What are your biggest distractors?
Without a doubt, Facebook. And that’s not to say I don’t get positive things out of the site. I have set up a private readers’ group for people who read my serial fiction on Radish. They are wonderful women from around the world who want to talk about my books, and discuss my stories chapter by chapter. That has been very gratifying. I wish I could keep the site to just that group.
Last year I actually unpublished, erased and hid much of my personal Facebook content. I don’t want my memories monetized by a company. So now I try to post only articles, the occasional photo of my dog and book promo. I try to think of Facebook as a business tool rather than a personal scrapbook.
How do you find a balance between being connected and overwhelmed?

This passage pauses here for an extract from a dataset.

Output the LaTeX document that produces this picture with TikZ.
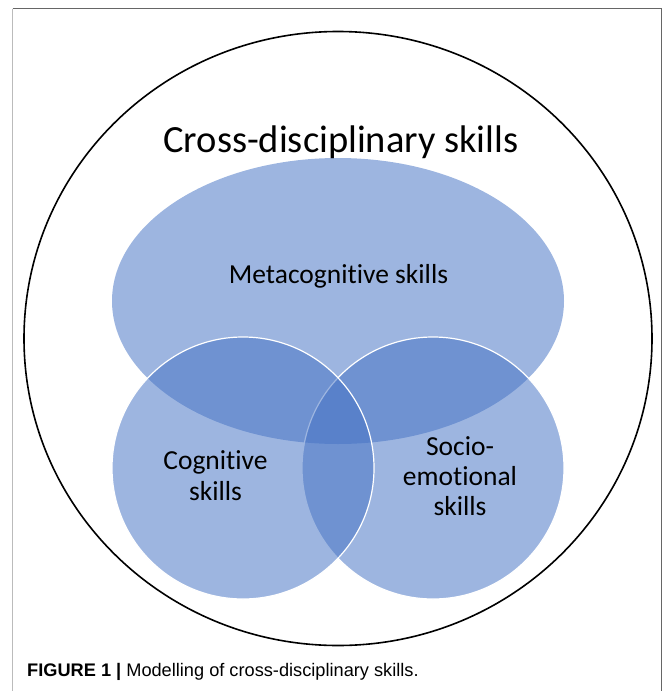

One thing I did in 2017 is to take my calendar offline. I now use an old-fashioned paper planner, and I confess that I’m one of those people who likes to decorate my planner with washi tape, stamps, stickers and the like. I like to joke about how my planner looks like it’s been taken over by a deranged five-year-old, but that’s probably an insult to five-year-olds. It’s become something of a scrapbook for me; earlier in the year when I was selected for the Amtrak Writers Residency, I took a two-week train trip around the US. I pasted and glued and taped things I picked up along the way — tickets and photos, mostly. My planner is a physical thing and not something that exists in cyberspace.
What do you do outside of your work routine that helps you stay productive?
Cooking, especially cooking dinner, is relaxing. I love the time of night when I’m finished with journalism and can spend time in the kitchen, chopping vegetables and drinking wine. Cooking is tactile and immediately satisfying in a way that writing isn’t.